L’analisi delle immagini satellitari realizzata da Planet Labs e diffusa due settimane fa rivela, però, una devastazione sistematica. Seicento case – un terzo del totale – risultano rase al suolo o inagibili solo nel campo di Jenin, il più colpito, altre 300 a Tulkarem e Nur al-Shams. «Da noi anche le infrastrutture di base hanno subito danni permanenti. Ci sono state, inoltre, distruzioni anche nella parte nord ed est della città», sottolinea il sindaco della capitale palestinese del nord, Mohammed Jarrar.
Secondo le autorità municipali occorreranno almeno 300 milioni di dollari per la ricostruzione. Risorse che né il Comune né l’Anp hanno. La questione più urgente, però, è quella dei profughi. Abu Nair, come buona parte dei vicini senza parenti in grado di ospitarlo, è finito a Zababdeh. Il villaggio spunta all’improvviso dopo 15 chilometri di pietre, ulivi e campi che si estendono a nord di Jenin. Lungo la strada per Qabatiyah compare d’un tratto lo svincolo per la Arab American University, ateneo di prestigio fondato all’inizio degli anni Duemila, dove, prima della guerra, studiavano oltre 10mila giovani, per il 70 per cento israeliani di origine palestinese. Impossibile per gli universitari fare avanti e indietro quotidianamente attraverso il groviglio di check-point e barriere che blindano questo frammento di Cisgiordania: per raggiungerlo, e percorrere circa 130 chilometri, chi scrive ha fatto un totale di undici ore di viaggio. Zababdeh si è popolata, dunque, di dormitori che il conflitto, nell’ultimo anno e mezzo, ha svuotato. Fino allo scorso gennaio quando sono arrivate 549 famiglie dal campo di Jenin.

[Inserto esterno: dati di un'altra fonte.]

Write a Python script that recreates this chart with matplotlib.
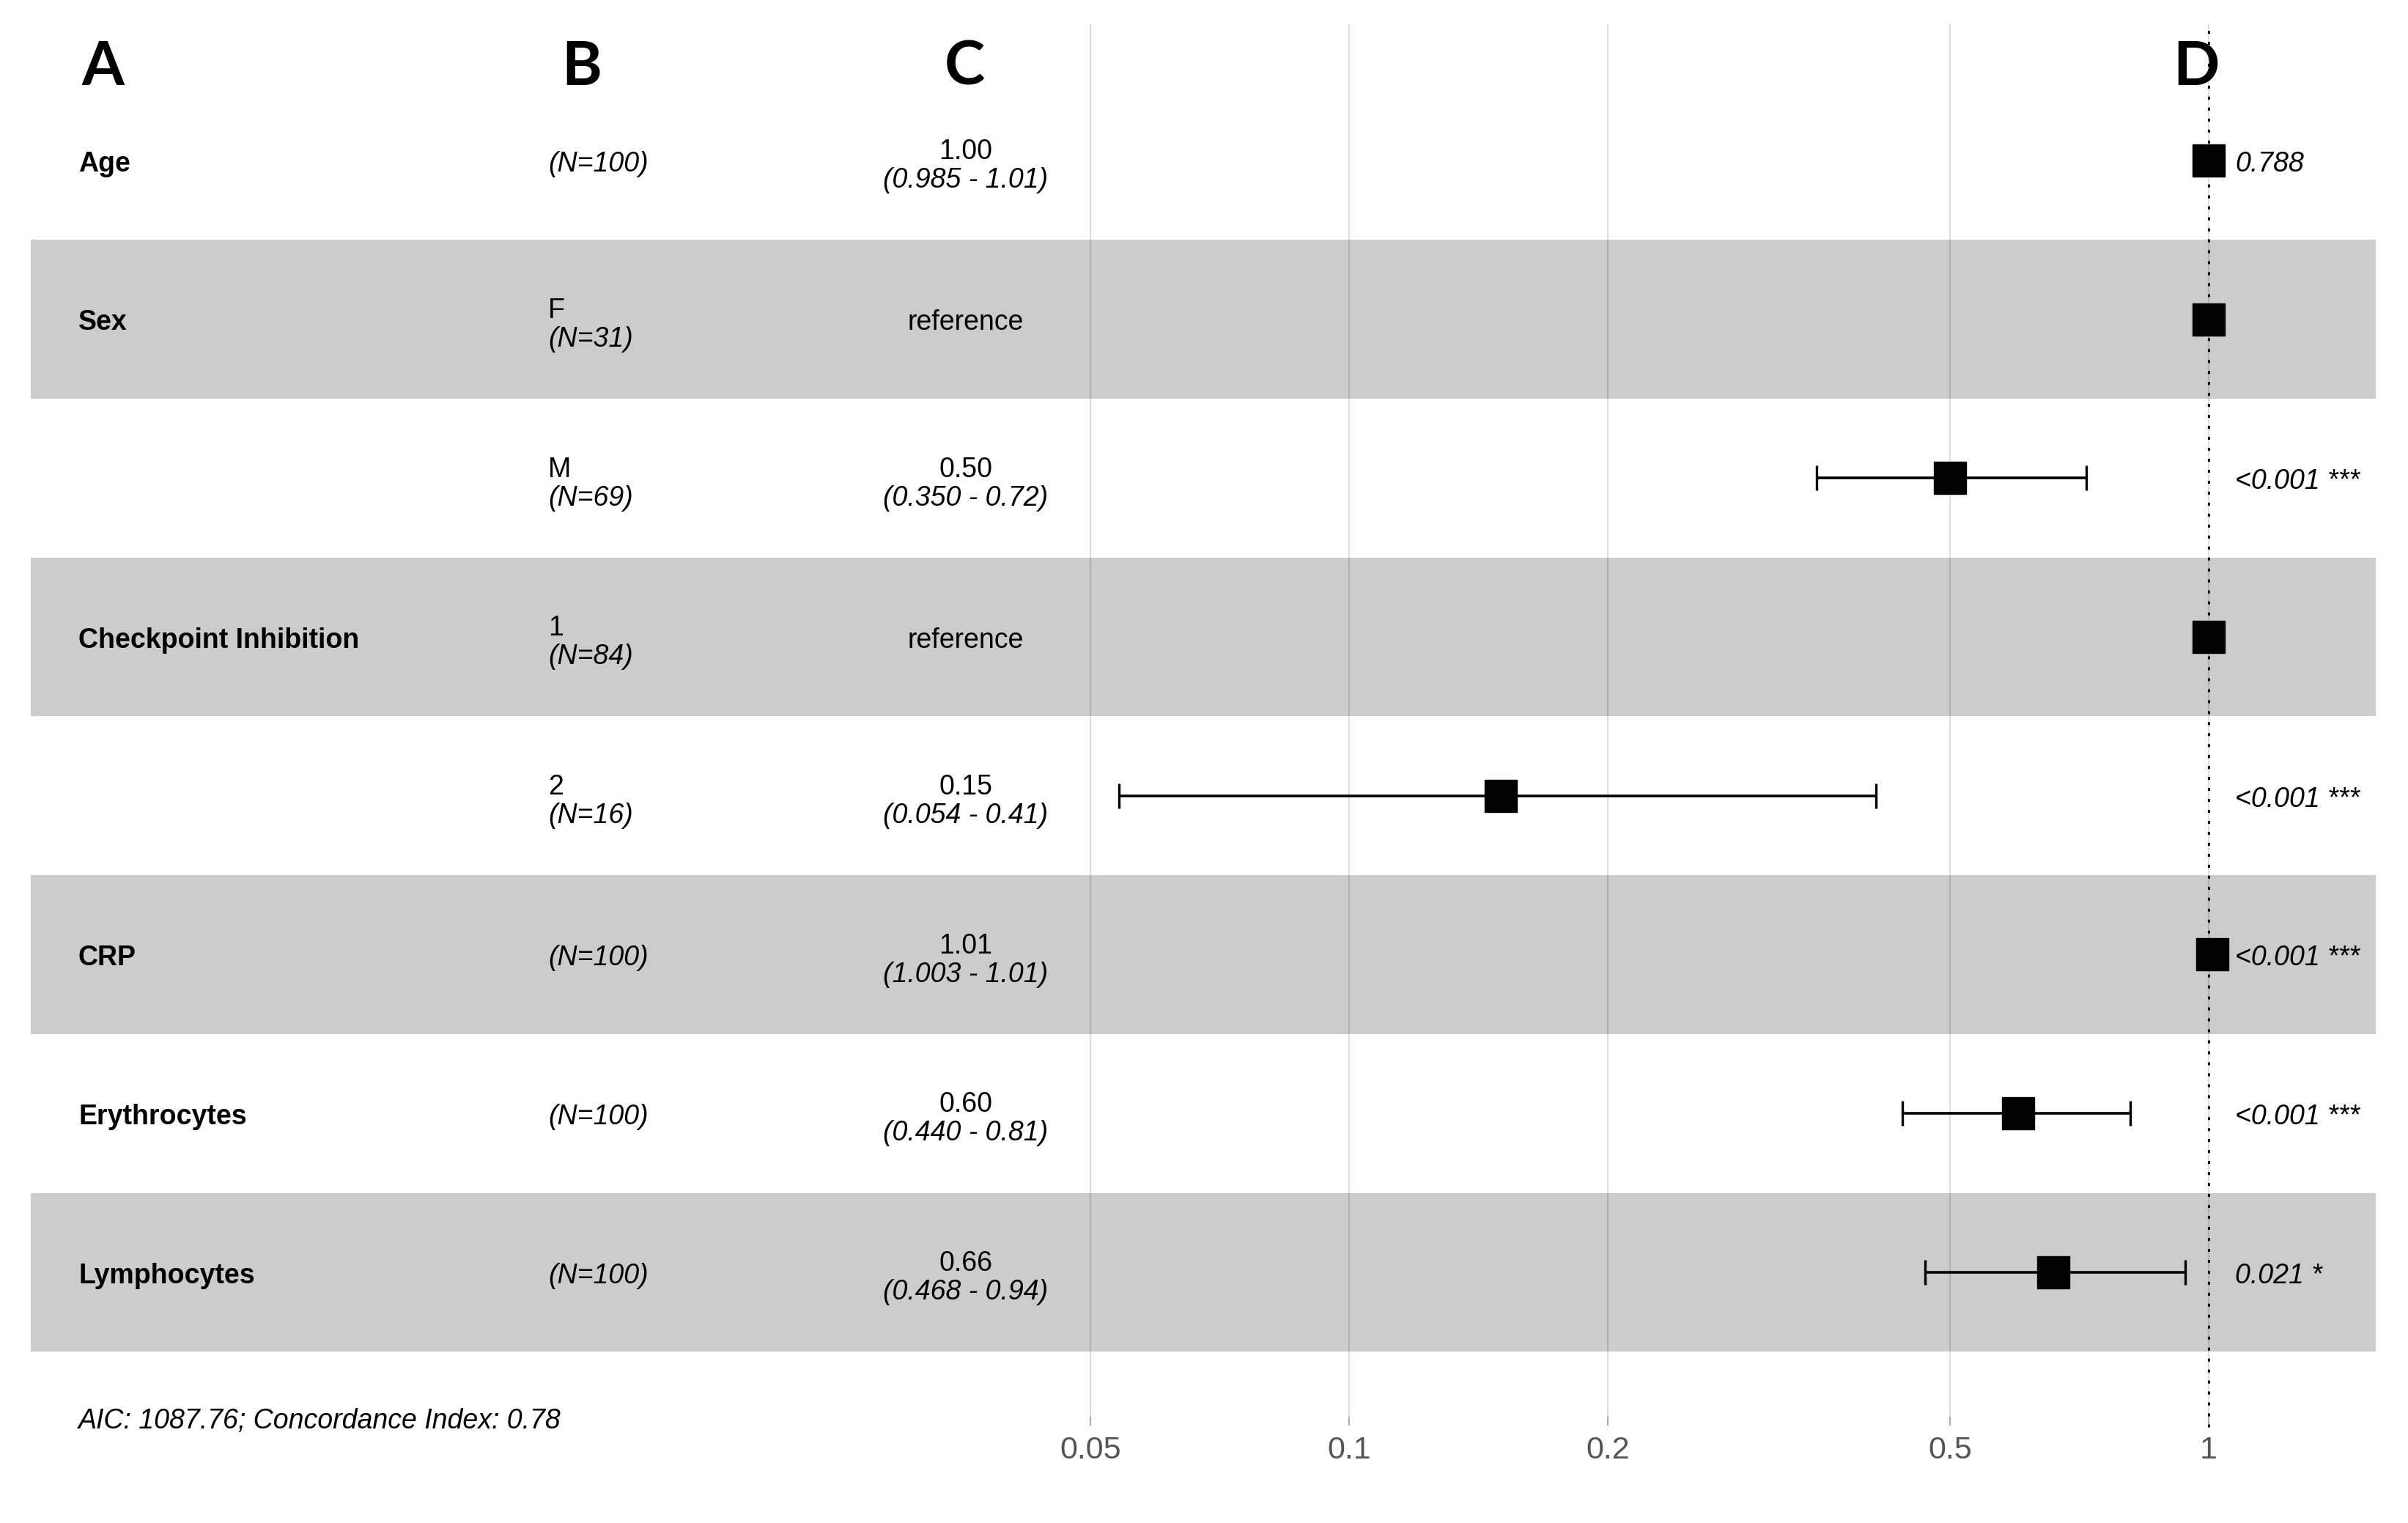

«Hanno sgomberato un campo profughi e, in pratica, ne hanno creato un altro, ancora più precario. Il 70 per cento degli espulsi lavorava in piccoli negozi e attività informali all’interno dell’enclave. Ora sono disoccupati», sospira Abu Nair che appartiene al terzo dei fortunati in quanto impiegato pubblico. Riesce, dunque, a pagare i 150 dollari mensili – circa un quarto dello stipendio – per l’affitto di un mini-appartamento per lui, la moglie e la figlia. Gli altri devono accontentarsi delle camerate messe a disposizione gratuitamente dalle autorità locali con il supporto di alcune organizzazioni umanitarie: in ciascuna alloggiano una o due famiglie. «Siamo mia madre, mia sorella, mio cognato, i loro quattro figli e io. Ma c’è a chi va molto peggio», racconta Fadia, 34 anni: uno dei dieci abitanti uccisi nel primo giorno di Muro di ferro era il fratello 26enne del cognato. «Non aveva niente a che fare con la resistenza armata. Stava solo passando», aggiunge la giovane, operatrice dell’Omniah youth centre, centro per l’integrazione socio-economica di giovani e persone vulnerabili che, grazie a un progetto di Caritas Gerusalemme, assiste un migliaio di sgomberati. Come lei. «Nella prima fase abbiamo fornito pacchi di cibo. Da due settimane abbiamo cominciato con la distribuzione di un sostegno economico per affrontare le molte spese», spiega Mohammed, il coordinatore di Omniah. L’emergenza rischia di diventare cronica. «Credo che potranno tornare in pochi. La mia casa non la rivedrò più – sottolinea Abu Nair –. Mi sono imbattuto su un filmato pubblicato nei social in cui si vedeva l’intera palazzina, di tre piani, ridotta in cenere. Al suo posto c’era un cumulo di macerie». Fadia non demorde: «Aspetto, ogni giorno. Prima o poi sarò di nuovo nel mio quartiere. Inshallah».